85. Discuss the principles of data replication and disaster recovery.
Ans:
Data replication involves creating redundant copies of data to ensure availability and fault tolerance. Disaster recovery planning includes backup strategies, off-site storage, and failover mechanisms. Principles include synchronous or asynchronous replication, backup frequency, and defining recovery point objectives (RPO) and recovery time objectives (RTO).
86. Explain the principles of data integration for disparate data sources.
Ans:
- Data integration involves combining data from different sources into a unified view.
- Principles include ETL (Extract, Transform, Load) processes, data cleansing, and ensuring semantic consistency.
- Use tools for data profiling and mapping to harmonize diverse data formats, structures, and schemas.
87. How do you approach data architecture for data-intensive applications?
Ans:
Designing for data-intensive applications involves using scalable storage solutions, distributed processing frameworks, and optimizing data access patterns. Employ data compression methods, take into account partitioning and indexing procedures, and leverage caching for performance. To handle massive amounts of data with flexibility and scalability, utilize cloud services.
88. Explain the principles of data obfuscation.
Ans:
Data obfuscation involves disguising sensitive information to protect privacy. Principles include using techniques like anonymization, pseudonymization, and tokenization.
Obfuscation ensures that even if unauthorized access occurs, the data is not personally identifiable.

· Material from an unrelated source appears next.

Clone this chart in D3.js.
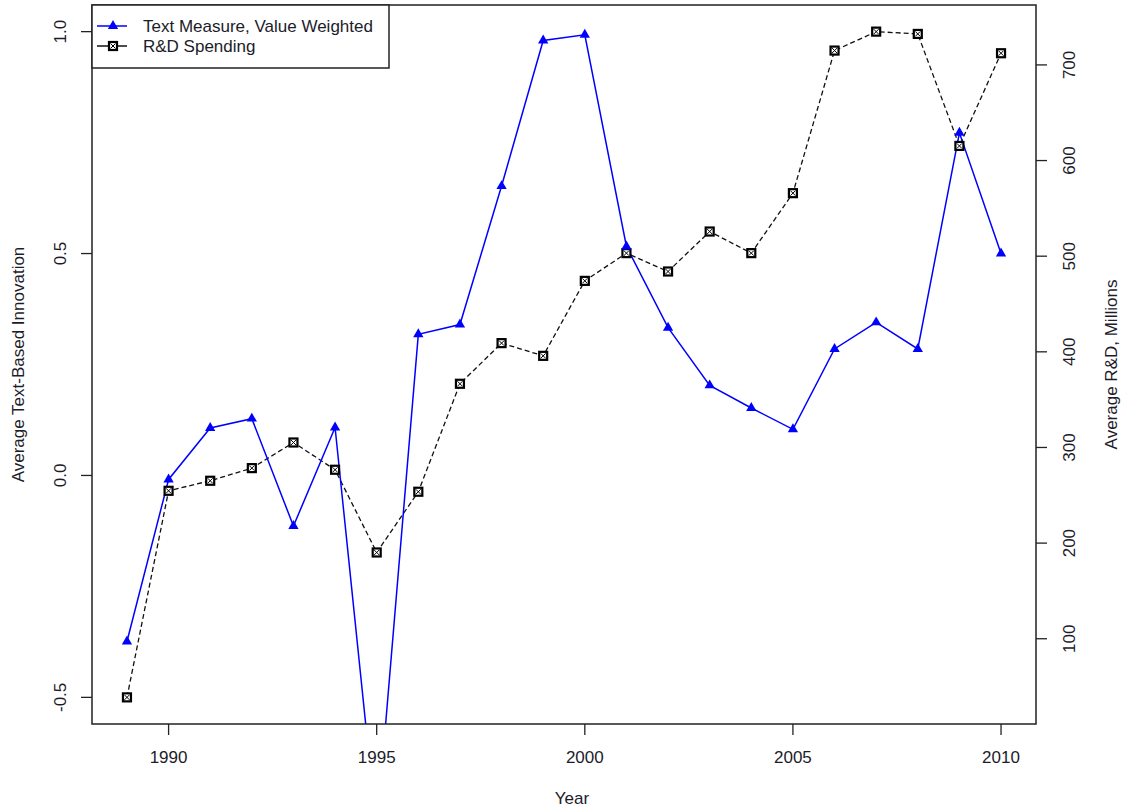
<!DOCTYPE html>
<html>
<head>
<meta charset="utf-8">
<script src="https://cdn.jsdelivr.net/npm/d3@7"></script>
<style>
  body { margin: 0; background: #fff; }
  svg text { font-family: "Liberation Sans", Arial, sans-serif; fill: #1c1c2a; }
</style>
</head>
<body>
<div id="chart"></div>
<script>
const years = [1989, 1990, 1991, 1992, 1993, 1994, 1995, 1996, 1997, 1998, 1999,
               2000, 2001, 2002, 2003, 2004, 2005, 2006, 2007, 2008, 2009, 2010];
const textMeasure = [-0.374, -0.009, 0.107, 0.128, -0.114, 0.108, -0.80, 0.318, 0.340, 0.652, 0.980,
                     0.993, 0.516, 0.333, 0.203, 0.152, 0.104, 0.285, 0.345, 0.285, 0.772, 0.500];
const rdSpending = [38.7, 254.7, 265.2, 278.4, 305.2, 276.7, 190.2, 253.7, 366.6, 409.1, 395.8,
                    474.2, 503.2, 484.0, 525.8, 503.2, 565.9, 715.0, 734.8, 732.4, 615.3, 712.2];
const xTicks = [1990, 1995, 2000, 2005, 2010];
const leftTicks = [-0.5, 0, 0.5, 1.0];
const rightTicks = [100, 200, 300, 400, 500, 600, 700];
const leftLimits = [-0.5, 1.0];
const legendLabels = ["Text Measure, Value Weighted", "R&D Spending"];

const width = 1124, height = 812;
const plot = { left: 92, right: 1036, top: 5, bottom: 724 };

// R style 4% padding of the axis ranges
function pad(ext){
    const d = (ext[1] - ext[0]) * 0.04;
    return [ext[0] - d, ext[1] + d];
}

const svg = d3.select("#chart").append("svg")
    .attr("width", width)
    .attr("height", height);

const x = d3.scaleLinear().domain(pad(d3.extent(years))).range([plot.left, plot.right]);
const yL = d3.scaleLinear().domain(pad(leftLimits)).range([plot.bottom, plot.top]);
const yR = d3.scaleLinear().domain(pad(d3.extent(rdSpending))).range([plot.bottom, plot.top]);

svg.append("defs").append("clipPath").attr("id", "plotClip")
    .append("rect")
    .attr("x", plot.left).attr("y", plot.top)
    .attr("width", plot.right - plot.left).attr("height", plot.bottom - plot.top);

const fontSize = 17;
const tickLen = 11;

// bottom axis
const xAxis = svg.append("g").attr("transform", `translate(0, ${plot.bottom})`);
xAxis.selectAll("line").data(xTicks).enter().append("line")
    .attr("x1", d => x(d)).attr("x2", d => x(d))
    .attr("y1", 0).attr("y2", tickLen)
    .attr("stroke", "#222").attr("stroke-width", 1.3);
xAxis.selectAll("text").data(xTicks).enter().append("text")
    .attr("x", d => x(d)).attr("y", 39)
    .attr("text-anchor", "middle")
    .style("font-size", fontSize + "px")
    .text(d => d);

// left axis
const lAxis = svg.append("g");
lAxis.selectAll("line").data(leftTicks).enter().append("line")
    .attr("x1", plot.left - tickLen).attr("x2", plot.left)
    .attr("y1", d => yL(d)).attr("y2", d => yL(d))
    .attr("stroke", "#222").attr("stroke-width", 1.3);
lAxis.selectAll("text").data(leftTicks).enter().append("text")
    .attr("transform", d => `translate(66, ${yL(d)}) rotate(-90)`)
    .attr("text-anchor", "middle")
    .style("font-size", fontSize + "px")
    .text(d => d3.format(".1f")(d).replace("−", "-"));

// right axis
const rAxis = svg.append("g");
rAxis.selectAll("line").data(rightTicks).enter().append("line")
    .attr("x1", plot.right).attr("x2", plot.right + tickLen)
    .attr("y1", d => yR(d)).attr("y2", d => yR(d))
    .attr("stroke", "#222").attr("stroke-width", 1.3);
rAxis.selectAll("text").data(rightTicks).enter().append("text")
    .attr("transform", d => `translate(1075, ${yR(d)}) rotate(-90)`)
    .attr("text-anchor", "middle")
    .style("font-size", fontSize + "px")
    .text(d => d);

// axis titles
svg.append("text")
    .attr("x", (plot.left + plot.right) / 2 + 8).attr("y", 804)
    .attr("text-anchor", "middle")
    .style("font-size", fontSize + "px")
    .text("Year");
svg.append("text")
    .attr("transform", `translate(24, ${(plot.top + plot.bottom) / 2}) rotate(-90)`)
    .attr("text-anchor", "middle")
    .style("font-size", fontSize + "px")
    .text("Average Text-Based Innovation");
svg.append("text")
    .attr("transform", `translate(1117, ${(plot.top + plot.bottom) / 2}) rotate(-90)`)
    .attr("text-anchor", "middle")
    .style("font-size", fontSize + "px")
    .text("Average R&D, Millions");

// series
const data = years.map((yr, i) => ({ year: yr, text: textMeasure[i], rd: rdSpending[i] }));
const series = svg.append("g").attr("clip-path", "url(#plotClip)");

series.append("path")
    .datum(data)
    .attr("fill", "none")
    .attr("stroke", "#111")
    .attr("stroke-width", 1.3)
    .attr("stroke-dasharray", "5,3")
    .attr("d", d3.line().x(d => x(d.year)).y(d => yR(d.rd)));

series.append("path")
    .datum(data)
    .attr("fill", "none")
    .attr("stroke", "#0000ff")
    .attr("stroke-width", 1.5)
    .attr("d", d3.line().x(d => x(d.year)).y(d => yL(d.text)));

const triangle = d3.symbol().type(d3.symbolTriangle).size(46);

function drawSquare(g){
    g.append("rect")
        .attr("x", -4).attr("y", -4).attr("width", 8).attr("height", 8)
        .attr("fill", "#fff").attr("stroke", "#000").attr("stroke-width", 2.2);
    g.append("path")
        .attr("d", "M-2.5,-2.5L2.5,2.5M-2.5,2.5L2.5,-2.5")
        .attr("stroke", "#000").attr("stroke-width", 1);
}

series.selectAll(".sq").data(data).enter().append("g")
    .classed("sq", true)
    .attr("transform", d => `translate(${x(d.year)}, ${yR(d.rd)})`)
    .each(function(){ drawSquare(d3.select(this)); });

series.selectAll(".tri").data(data).enter().append("path")
    .classed("tri", true)
    .attr("fill", "#0000ff")
    .attr("transform", d => `translate(${x(d.year)}, ${yL(d.text)})`)
    .attr("d", triangle);

// plot frame
svg.append("rect")
    .attr("x", plot.left).attr("y", plot.top)
    .attr("width", plot.right - plot.left).attr("height", plot.bottom - plot.top)
    .attr("fill", "none").attr("stroke", "#222").attr("stroke-width", 1.5);

// legend
const legend = svg.append("g").attr("transform", `translate(${plot.left}, ${plot.top})`);
legend.append("rect")
    .attr("x", 0).attr("y", 0).attr("width", 297).attr("height", 63)
    .attr("fill", "#fff").attr("stroke", "#222").attr("stroke-width", 1.5);

const legendRows = legend.selectAll(".row").data(legendLabels).enter().append("g")
    .classed("row", true)
    .attr("transform", (d, i) => `translate(0, ${21 + i * 20})`);
legendRows.append("line")
    .attr("x1", 5).attr("x2", 35).attr("y1", 0).attr("y2", 0)
    .attr("stroke", (d, i) => i === 0 ? "#0000ff" : "#111")
    .attr("stroke-width", 1.5);
legendRows.each(function(d, i){
    const g = d3.select(this).append("g").attr("transform", "translate(21, 0)");
    if(i === 0) g.append("path").attr("fill", "#0000ff").attr("d", triangle);
    else drawSquare(g);
});
legendRows.append("text")
    .attr("x", 51).attr("y", 6)
    .style("font-size", fontSize + "px")
    .text(d => d);
</script>
</body>
</html>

Implement robust encryption and adhere to data protection regulations.
89. How would you approach data architecture for a machine learning system?
Ans:
Designing for a machine learning system involves data preprocessing, feature engineering, and selecting suitable storage for training and inference data. Consider real-time and batch processing, model versioning, and integration with data pipelines. Implement scalable and reproducible workflows to support model training, deployment, and monitoring.
90. What is the role of data stewardship in effective data management?
Ans:
Data stewardship involves managing and overseeing an organization’s data assets. The role includes defining data policies, ensuring data quality, and promoting data governance. Data stewards collaborate with various stakeholders to maintain data integrity, compliance, and usability.